As mentioned, student athletes are starting to head abroad more often now, and are excelling because of it.
No matter what your major, your studies will benefit from studying abroad. Studying abroad teaches you versatile skills you can apply to any job, and simply being exposed to a different worldview and getting out of your comfort zone is just a huge life-education experience (hey, college isn't just about learning a subject, it's about becoming an adult too.)
Furthermore, if you want to make sure you continue to study classes relevant to your degree while studying abroad -- do it. Direct enroll at an English speaking university and check their course catalog to make sure they offer courses in your major. I bet you'll be happy with what you find.

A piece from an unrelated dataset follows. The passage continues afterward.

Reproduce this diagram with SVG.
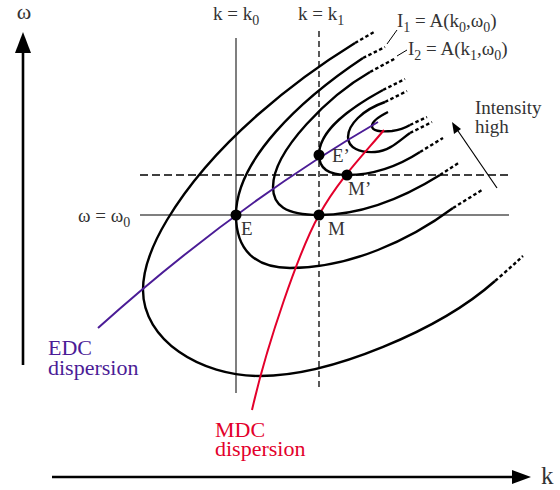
<svg xmlns="http://www.w3.org/2000/svg" width="560" height="490" viewBox="0 0 560 490">
<style>
text{font-family:"Liberation Serif","Times New Roman",serif;font-size:19px;fill:#333}
text.big{font-size:22px}
text.ax{font-size:22px}
text.axk{font-size:25px}
text.edc{fill:#4b1c96}
text.mdc{fill:#e3002b}
.c{fill:none;stroke:#000;stroke-width:2.4}
.cd{fill:none;stroke:#000;stroke-width:2.4;stroke-dasharray:3.5 2.5}
.g{stroke:#555;stroke-width:1.5;fill:none}
.gd{stroke:#000;stroke-width:1.3;fill:none;stroke-dasharray:6 4}
.dot{fill:#000}
tspan.sub{font-size:14px}
</style>
<rect width="560" height="490" fill="#fff"/>
<g id="axes">
<line x1="23" y1="365" x2="23" y2="50" stroke="#000" stroke-width="2.6"/>
<polygon points="23,32 15,53 31,53" fill="#000"/>
<line x1="52" y1="477" x2="515" y2="477" stroke="#000" stroke-width="2.6"/>
<polygon points="531,477 512,470 512,484" fill="#000"/>
<text class="ax" x="24" y="19" text-anchor="middle">ω</text>
<text class="axk" x="541" y="484">k</text>
</g>
<g id="guides">
<line class="g" x1="236" y1="38" x2="236" y2="393"/>
<line class="gd" x1="319" y1="31" x2="319" y2="390"/>
<line class="g" x1="140" y1="215" x2="509" y2="215"/>
<line class="gd" x1="140" y1="175" x2="511" y2="175" style="stroke-dasharray:8 4"/>
</g>
<g id="contours">
<path class="c" d="M355,43 C300,77 215,140 167,220 C152,245 143,268 143,290 C143,340 200,376 260,376 C330,376 440,330 495,281"/>
<path class="cd" d="M355,43 L374,32 M495,281 Q510,268 523,256"/>
<path class="c" d="M363,58 C300,100 236,160 236,215 C236,250 255,268 290,268 C350,268 410,240 453,208"/>
<path class="cd" d="M363,58 L385,47 M453,208 L482,190"/>
<path class="c" d="M370,72 C330,95 273,150 273,187 C273,205 285,215 319,215 C360,215 400,200 440,175"/>
<path class="cd" d="M370,72 L396,58 M440,175 L460,162"/>
<path class="c" d="M383,90 C350,108 319,130 319,155 C319,170 330,175 347,175 C375,175 400,165 420,152"/>
<path class="cd" d="M383,90 L405,79 M420,152 L443,138"/>
<path class="c" d="M385,102 C362,110 348,125 348,137 C348,148 360,153 375,152 C390,151 400,140 410,133"/>
<path class="cd" d="M385,102 L407,91 M410,133 L432,122"/>
<path class="c" d="M388,112 C378,117 372,122 372,126 C372,131 380,132 392,131 C400,130 405,128 410,125"/>
<path class="cd" d="M410,125 L427,117"/>
</g>
<g id="dispersions">
<path d="M98,328 Q235,205 378,122" fill="none" stroke="#4b1c96" stroke-width="2"/>
<path d="M252,410 C267,344 299,251 319,215 C339,179 364,154 384,130" fill="none" stroke="#e3002b" stroke-width="2"/>
</g>
<g id="points">
<circle class="dot" cx="236" cy="215" r="5.5"/>
<circle class="dot" cx="319" cy="215" r="5.5"/>
<circle class="dot" cx="319" cy="155" r="5.5"/>
<circle class="dot" cx="347" cy="175" r="5.5"/>
</g>
<g id="labels">
<text x="213" y="20">k = k<tspan class="sub" dy="5">0</tspan></text>
<text x="298" y="20">k = k<tspan class="sub" dy="5">1</tspan></text>
<text x="397" y="27">I<tspan class="sub" dy="5">1</tspan><tspan dy="-5"> = A(k</tspan><tspan class="sub" dy="5">0</tspan><tspan dy="-5">,ω</tspan><tspan class="sub" dy="5">0</tspan><tspan dy="-5">)</tspan></text>
<text x="408" y="55">I<tspan class="sub" dy="5">2</tspan><tspan dy="-5"> = A(k</tspan><tspan class="sub" dy="5">1</tspan><tspan dy="-5">,ω</tspan><tspan class="sub" dy="5">0</tspan><tspan dy="-5">)</tspan></text>
<line x1="387" y1="44" x2="397" y2="30" stroke="#000" stroke-width="1"/>
<line x1="397" y1="56" x2="407" y2="50" stroke="#000" stroke-width="1"/>
<text x="78" y="222">ω = ω<tspan class="sub" dy="5">0</tspan></text>
<text x="241" y="235">E</text>
<text x="328" y="235">M</text>
<text x="332" y="162">E’</text>
<text x="348" y="195">M’</text>
<text x="475" y="114">Intensity</text>
<text x="475" y="133">high</text>
<line x1="497" y1="188" x2="456" y2="128" stroke="#000" stroke-width="1.2"/>
<polygon points="452,122 454,134 461,129" fill="#000"/>
<text class="big edc" x="48" y="355">EDC</text>
<text class="big edc" x="48" y="375">dispersion</text>
<text class="big mdc" x="215" y="437">MDC</text>
<text class="big mdc" x="215" y="456">dispersion</text>
</g>
</svg>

I’m an Athlete/Nurse/Other, so I Don’t Have Time
As I wrote in How to Study Abroad as a College Athlete, if you’re heading to college on a scholarship or just simply on a team, the thought of studying abroad may be diminished by your own competitiveness, your teammates, or our coaches and teachers that tell you studying abroad would ruin your career as a student athlete.
However, in recent years, there has been a stirring in the traditional views of athletes that this can soon be a thing of the past. As mentioned, student athletes are starting to head abroad more often now, and are excelling because of it.
Truthfully, if you can persuade your coach to agree -- playing your sport in another country may be the best thing for your game!
This also is true for the pre-med students and others in fields that traditionally have full schedules. Try discussing options with multiple professors and offices in your school before you write off this wonderful chance!
No More Excuses, Guys
Though the study abroad American student population has risen in the past year from 1% to 2% we still have a lot of work to do. So spread the word, (we assume that you are interested in the topic, seeing that you’re still reading this) and tell your siblings, your cousins, random people in your school or community.
Study abroad! It's possible! For every excuse there's a solution. If you need more persuasion, peruse the other articles on Go Overseas for everything from scholarship suggestions and ways to persuade your parents to go along with the idea of going abroad! The opportunities are endless once you join the 2% of our population traveling across borders. Get to it!